The Fragrance Community Is One of the Best Hobby Communities Online

Whatever your level of interest in fragrance — from casual wearer to obsessive collector — there is an online community ready to welcome you. These spaces are packed with expertise, generosity, and genuine enthusiasm. Here is a guide to the most valuable fragrance communities and how to get the most from each.

Fragrantica

Fragrantica (fragrantica.com) is the largest fragrance database and community on the internet, with hundreds of thousands of fragrances catalogued. Each fragrance has its own page with note breakdowns, an accord wheel, user ratings, and hundreds of community reviews. It is the first stop for researching any fragrance — the note pyramid, concentration information, year of release, and perfumer are almost always listed.

Fragrantica also runs forums covering everything from recommendations to reformulation tracking, and its comparison feature allows side-by-side note analysis. Create an account to track your collection, wish list, and write your own reviews.

Basenotes

Basenotes (basenotes.net) is the older of the two major fragrance databases and skews toward serious enthusiasts. Its forums are particularly strong for vintage discussions, reformulation tracking, and deep-dive ingredient conversations. The community tends toward the analytical, and you will find rigorous debate about juice quality, performance, and historical significance that goes beyond what Fragrantica typically offers.

Reddit: r/fragrance and r/Colognes

  • r/fragrance: the largest fragrance subreddit, covering all aspects of the hobby with daily recommendation threads, reviews, and community discussions
  • r/Colognes: focuses specifically on masculine fragrance, with lively debate and strong recommendation culture
  • r/DIYfragrance: for those interested in making their own perfume from raw materials
  • r/fragranceswap: a community marketplace for buying, selling, and trading decants and bottles

YouTube Fragrance Channels

A vibrant YouTube community has grown around fragrance reviewing. Channels like Jeremy Fragrance, Jose Monge (Demi-Monde Parfums), and countless others offer video reviews with performance commentary, comparisons, and hauls. Video reviews are particularly useful for getting a sense of a reviewer's taste profile before deciding how much weight to give their opinions.

Instagram and TikTok

Fragrance content on Instagram and TikTok has exploded in recent years.

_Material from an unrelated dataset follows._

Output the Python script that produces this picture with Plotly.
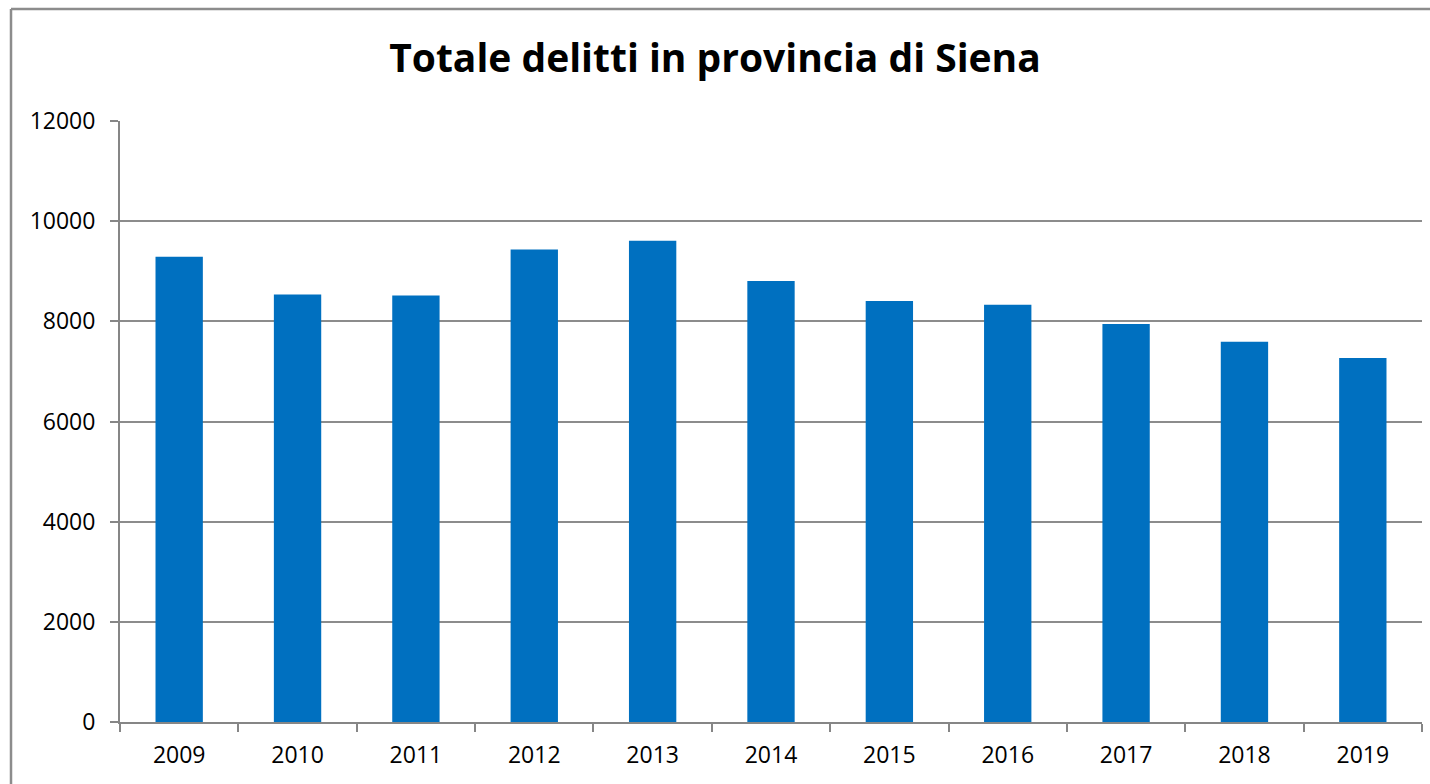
import plotly.graph_objects as go

years = ["2009", "2010", "2011", "2012", "2013", "2014", "2015", "2016", "2017", "2018", "2019"]
delitti = [9288, 8538, 8518, 9435, 9607, 8803, 8404, 8330, 7945, 7592, 7267]
y_ticks = [0, 2000, 4000, 6000, 8000, 10000, 12000]

W, H = 1430, 784
L, R, T, B = 120, 8, 121, 62
pw, ph = W - L - R, H - T - B

fig = go.Figure(go.Bar(x=years, y=delitti, marker=dict(color="#0070C0", line=dict(width=0)), width=0.4))

fig.update_layout(
    width=W, height=H,
    margin=dict(l=L, r=R, t=T, b=B),
    paper_bgcolor="white", plot_bgcolor="white",
    font=dict(family="Open Sans", color="black", size=23),
    title=dict(text="<b>Totale delitti in provincia di Siena</b>", x=0.5, xanchor="center",
               y=1 - 58 / H, yanchor="middle", font=dict(size=39, family="Open Sans", color="black")),
    showlegend=False,
    bargap=0.6,
)
fig.update_xaxes(
    type="category", showline=True, linecolor="#868686", linewidth=2,
    ticks="outside", tickson="boundaries", ticklen=8, tickcolor="#868686", tickwidth=2,
    showgrid=False, tickfont=dict(size=23), ticklabelstandoff=11,
)
fig.update_yaxes(
    range=[0, 12000], tickvals=y_ticks, ticktext=[str(v) for v in y_ticks],
    showline=True, linecolor="#868686", linewidth=2,
    ticks="outside", ticklen=8, tickcolor="#868686", tickwidth=2,
    showgrid=True, gridcolor="#8C8C8C", gridwidth=1.5, zeroline=False,
    tickfont=dict(size=23), ticklabelstandoff=10,
)
# outer chart-area frame (top and left edges visible in the crop)
top_y = 1 + (T - 9) / ph
left_x = (11 - L) / pw
fig.add_shape(type="line", xref="paper", yref="paper",
              x0=left_x, x1=(W + 20 - L) / pw, y0=top_y, y1=top_y,
              line=dict(color="#8C8C8C", width=2.5), layer="below")
fig.add_shape(type="line", xref="paper", yref="paper",
              x0=left_x, x1=left_x, y0=-(B + 20) / ph, y1=top_y,
              line=dict(color="#8C8C8C", width=2.5), layer="below")

fig.write_html("out.html", config={"displayModeBar": False},
               post_script="document.body.style.margin='0';document.body.style.overflow='hidden';")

While the format is less suited to deep analysis, these platforms are excellent for discovering new releases, limited editions, and the broader aesthetic culture around fragrance. Hashtags like #perfumetok and #fragrantica are good entry points.

Getting Started in the Community

The fragrance community is overwhelmingly welcoming to beginners. Post your first fragrance, ask for recommendations based on what you already love, and do not be afraid to share opinions. The hobby rewards curiosity and engagement — the more you participate, the faster your knowledge and appreciation develop.